👋 On time for your weekend: a round-up of this week’s remarkable stories at the intersection of technology, business, design, and culture. Three reads and three listens; no fluff, just stuff⚡️
We are drowning in information, while starving for wisdom. The world henceforth will be run by synthesizers, people able to put together the right information at the right time, think critically about it, and make important choices wisely —E.O. Wilson
📚 Reading
How we can teach children so they survive AI – and cope with whatever comes next:
Metacognition means thinking about thinking […] Schoolchildren should be taught to understand how thinking works, from neuroscience to cultural conditioning; how to observe and interrogate their thought processes; and how and why they might become vulnerable to disinformation and exploitation. Self-awareness could turn out to be the most important topic of all.
George Monbiot—The Guardian | 6 minutes
AI & Internet’s Existential Crisis:
Video, animation, and images — the relentless march of “AI” generated content is here. And you and I will find ourselves swimming in misinformation or the cheap fake equivalent of information. Soon, there will be so much of everything that we won’t have enough attention for anything […] Where does fresh content come from in the future? Will we even be incentivized to create something new?
Om Malik | 4 minutes
The workers at the frontlines of the AI revolution:
[F]uture-of-work pontificators, AI ethicists, and Silicon Valley developers have been fiercely debating how generative AI will impact the way we work. Some six months later, one global labor force is at the frontline of the generative AI revolution: offshore outsourced workers […] As generative AI tools present a new model for cost cutting, pressure is quickly mounting for these outsourced workers to adapt or risk losing work.
Andrew Deck—Rest of World | 29 minutes
🎧 Listening
AI & Information Integrity:
I can't think of a more kind of profound technology, exponential technology that's going to change the entire framework of society. But to start regulating it well, I guess we need to start breaking it down into its constituent parts. And that's so difficult because A, it's still nascent. We don't understand the full capabilities of the technology. And B, because of the exponential acceleration and adoption.

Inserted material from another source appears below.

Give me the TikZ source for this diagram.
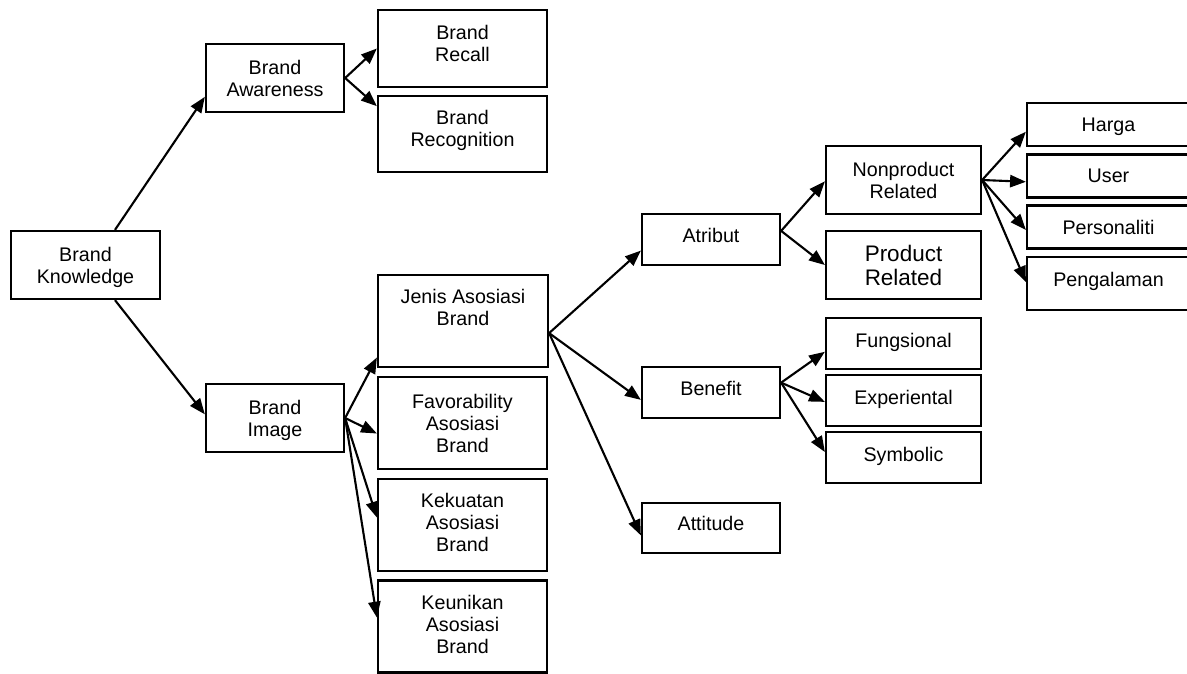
\documentclass[tikz,border=0pt]{standalone}
\usepackage{fontspec}
\setmainfont{Liberation Sans}
\usetikzlibrary{shapes,arrows.meta}

\begin{document}
\begin{tikzpicture}[x=0.02cm,y=-0.02cm,line width=1.2pt,>={Triangle[length=9pt,width=7pt]},
        box/.style={draw, line width=1.3pt, align=center, inner sep=0pt, text depth=0pt, font=\fontsize{11.2}{12.5}\selectfont},
        wbox/.style={box, minimum width=2.76cm, minimum height=1.36cm},
        tbox/.style={box, minimum width=3.38cm, minimum height=1.84cm},
        sbox/.style={box, minimum width=2.76cm, minimum height=1.02cm, text depth=5pt},
        nbox/.style={box, minimum width=3.1cm, minimum height=1.36cm},
        fbox/.style={box, minimum width=3.1cm, minimum height=1.02cm, text depth=3.5pt},
        lbox/.style={box, minimum width=3.26cm, minimum height=0.86cm}]
    \useasboundingbox (0,0) rectangle (1187,673);
        \node[box, minimum width=2.98cm, minimum height=1.36cm] (BK) at (85.5,265) {Brand\\Knowledge};
        \node[wbox] (BA) at (275,78) {Brand\\Awareness};
        \node[wbox] (BI) at (275,418) {Brand\\Image};
        \node[box, minimum width=3.38cm, minimum height=1.54cm, text depth=5.7pt] (BR) at (462.5,48.5) {Brand\\Recall};
        \node[box, minimum width=3.38cm, minimum height=1.52cm, text depth=6.8pt] (BG) at (462.5,134) {Brand\\Recognition};
        \node[tbox, minimum width=3.4cm, text depth=15.3pt] (JA) at (463,321) {Jenis Asosiasi\\Brand};
        \node[tbox] (FA) at (462.5,423) {Favorability\\Asosiasi\\Brand};
        \node[tbox, text depth=2.5pt] (KA) at (462.5,525) {Kekuatan\\Asosiasi\\Brand};
        \node[tbox, text depth=2.5pt] (UA) at (462.5,626.5) {Keunikan\\Asosiasi\\Brand};
        \node[sbox] (AT) at (711,239.5) {Atribut};
        \node[sbox] (BE) at (711,392.5) {Benefit};
        \node[sbox, minimum height=1cm] (AD) at (711,528) {Attitude};
        \node[nbox] (NP) at (903.5,180) {Nonproduct\\Related};
        \node[nbox, font=\fontsize{12.8}{13.6}\selectfont] (PR) at (903.5,265) {Product\\Related};
        \node[fbox] (FU) at (903.5,343.5) {Fungsional};
        \node[fbox] (EX) at (903.5,400.5) {Experiental};
        \node[fbox] (SY) at (903.5,457.5) {Symbolic};
        \node[lbox] (HA) at (1108.5,124.5) {Harga};
        \node[lbox] (US) at (1108.5,176) {User};
        \node[lbox] (PE) at (1108.5,227) {Personaliti};
        \node[lbox, minimum height=1.06cm, text depth=5pt] (PG) at (1108.5,283.5) {Pengalaman};
        \draw[->] (BK.50) -- (BA.195);
        \draw[->] (BK.-50) -- (BI.177);
        \draw[->] (BA.east) -- (BR.west);
        \draw[->] (BA.east) -- (BG.162);
        \draw[->] (BI.east) -- (JA.203);
        \draw[->] (BI.east) -- (FA.187);
        \draw[->] (BI.east) -- (KA.175);
        \draw[->] (BI.east) -- (UA.174);
        \draw[->] (JA.-8) -- (AT.189);
        \draw[->] (JA.-8) -- (BE.186);
        \draw[->] (JA.-8) -- (AD.186);
        \draw[->] (AT.7) -- (NP.181);
        \draw[->] (AT.7) -- (PR.west);
        \draw[->] (BE.8) -- (FU.186);
        \draw[->] (BE.8) -- (EX.181);
        \draw[->] (BE.8) -- (SY.176);
        \draw[->] (NP.east) -- (HA.185);
        \draw[->] (NP.east) -- (US.184);
        \draw[->] (NP.east) -- (PE.182);
        \draw[->] (NP.east) -- (PG.179);
    \end{tikzpicture}
\end{document}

Nina Schick—Making Sense | 50 minutes
Threads vs Twitter, Zuck vs Elon, and Silicon Valley’s Civil War:
I think we are going from a world of monolithic billion plus users […] but that's just gonna kind of be the ABC, NBC, CBS type thing. And now we're gonna have cable television […] you end up with a bunch of 10 million person social networks […] And that's okay, you have this whole archipelago version of the internet, which is obviously how the web works. And I think people are gonna be less obsessed with the one platform where they wanna go accrue status.
Dan Romero—Moment of Zen | 70 minutes
A Fiery, But Mostly Peaceful Conversation About The Media:
[A] lot of people bet wrong on what this digital media space was going to look like. And actually the reason it changed was that […] Spotify and Netflix trained a generation of people who had not paid for content, something you could on your phone, and were doing it every month. Pay for content, and the rest of us little minnows in the media space, which is news, could stream along behind them.